We never agreed to come into this world, so I don't believe we are born with any inherent obligations. We have obligations to society because we used the comforts and securities that society provides. However, when one chooses to remove herself from society, the foundation (reciprocity) of these obligations are no longer there. We, in fact, do incur some obligations in course of our lives, i.e. having a child, that makes suicide selfish, but that makes this issue contextual. For most cases I believe suicide not to be selfish.

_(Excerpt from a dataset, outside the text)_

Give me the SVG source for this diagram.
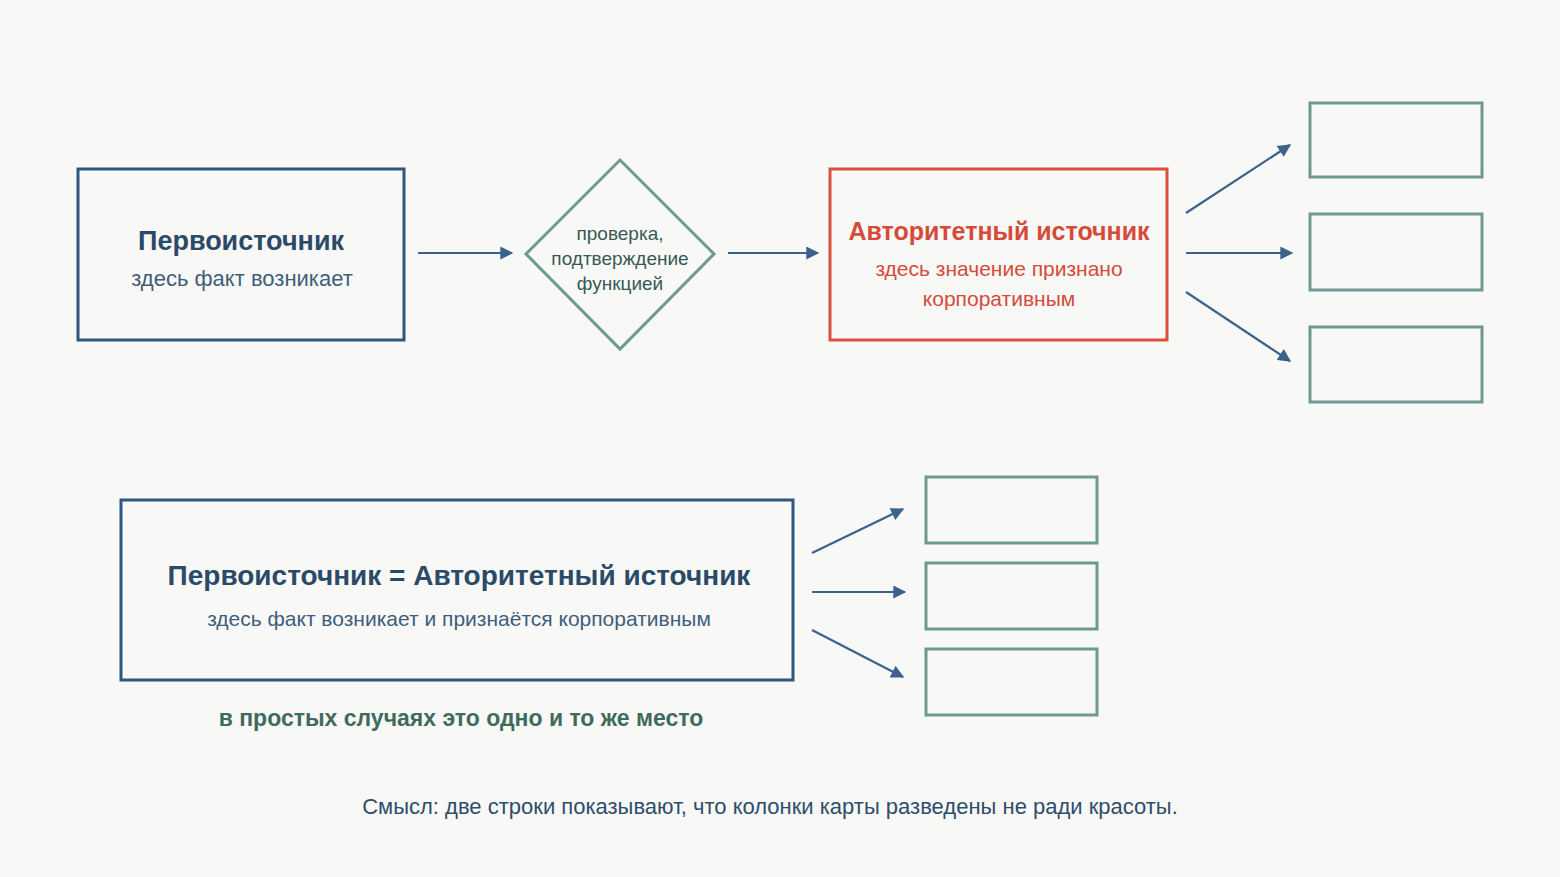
<svg xmlns="http://www.w3.org/2000/svg" width="1560" height="877" viewBox="0 0 1560 877">
<style>
text{font-family:"Liberation Sans",Arial,sans-serif;text-anchor:middle}
.h{font-weight:bold}
.blue{fill:none;stroke:#2d5680;stroke-width:3}
.red{fill:none;stroke:#d9503f;stroke-width:3}
.teal{fill:none;stroke:#6f9a92;stroke-width:3}
.c{stroke:#3b628c;stroke-width:2.2;fill:none;marker-end:url(#a)}
</style>
<defs><marker id="a" viewBox="0 0 10 10" refX="9" refY="5" markerWidth="14" markerHeight="13" markerUnits="userSpaceOnUse" orient="auto"><path d="M0,0 L10,5 L0,10 z" fill="#3b628c"/></marker></defs>
<rect width="1560" height="877" fill="#f8f8f7"/>
<g id="n1"><rect class="blue" x="78" y="169" width="326" height="171"/>
<text class="h" x="241" y="250" font-size="27" fill="#2b4a68">Первоисточник</text>
<text x="242" y="286" font-size="22" fill="#3f5e7c">здесь факт возникает</text></g>
<g id="n2"><polygon class="teal" points="620,160 714,254 620,349 526,254" stroke-width="2.5"/>
<text x="620" y="240" font-size="19" fill="#355a55">проверка,</text>
<text x="620" y="265" font-size="19" fill="#355a55">подтверждение</text>
<text x="620" y="290" font-size="19" fill="#355a55">функцией</text></g>
<g id="n3"><rect class="red" x="830" y="169" width="337" height="171"/>
<text class="h" x="999" y="240" font-size="25" fill="#d64a38">Авторитетный источник</text>
<text x="999" y="276" font-size="21" fill="#d64a38">здесь значение признано</text>
<text x="999" y="306" font-size="21" fill="#d64a38">корпоративным</text></g>
<g id="r1"><rect class="teal" x="1310" y="103" width="172" height="74"/></g>
<g id="r2"><rect class="teal" x="1310" y="214" width="172" height="76"/></g>
<g id="r3"><rect class="teal" x="1310" y="327" width="172" height="75"/></g>
<g id="n4"><rect class="blue" x="121" y="500" width="672" height="180"/>
<text class="h" x="459" y="585" font-size="28" fill="#2b4a68">Первоисточник = Авторитетный источник</text>
<text x="459" y="626" font-size="21" fill="#3f5e7c">здесь факт возникает и признаётся корпоративным</text></g>
<g id="b1"><rect class="teal" x="926" y="477" width="171" height="66"/></g>
<g id="b2"><rect class="teal" x="926" y="563" width="171" height="66"/></g>
<g id="b3"><rect class="teal" x="926" y="649" width="171" height="66"/></g>
<g id="connectors">
<line class="c" x1="418" y1="253" x2="512" y2="253"/>
<line class="c" x1="728" y1="253" x2="818" y2="253"/>
<line class="c" x1="1186" y1="213" x2="1290" y2="145"/>
<line class="c" x1="1186" y1="253" x2="1292" y2="253"/>
<line class="c" x1="1186" y1="292" x2="1290" y2="361"/>
<line class="c" x1="812" y1="553" x2="903" y2="509"/>
<line class="c" x1="812" y1="592" x2="905" y2="592"/>
<line class="c" x1="812" y1="630" x2="903" y2="677"/>
</g>
<text class="h" x="461" y="726" font-size="23" fill="#3f6a5e">в простых случаях это одно и то же место</text>
<text x="770" y="814" font-size="22" fill="#2e4d6b">Смысл: две строки показывают, что колонки карты разведены не ради красоты.</text>
</svg>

Generally it is not view as selfish if one decides to end a non-parental relationship (romantic or otherwise). This action is definitely done in self-interest and harms others ( via heart break and unrequited love), but is justified because generally people believe in a level of individual autonomy. With freedom of association, one could choose to remove herself from society and become a hermit for the rest of her life and not be viewed as selfish. Death seems to be the only significant difference between that and suicide. If it is not viewed as selfish for someone not to live up to her parent's expections of becoming a doctor, or a raising a family, than why is it viewed as selfish is someone decides not to live up to her parents expections of living a full life. If you truly care about someone you should respect their own aspirations and not impose your own expections on them. This being said I believe most people who attempt suicide are suffering from mental illness and death is not what they would choose under normal . conditions. That is more of an issue of lack of sound judgement on their part rather than selfishness.
i suppose it can be more or less, but what would be more selfish would be to demand that someone live their lives in emotional or physical anguish because it might inconvenience you for a while if they died. we are all going to die at some point anyway. if someones suicide hurts you so much, you can always kill yourself too. were Romeo and Juliet selfish?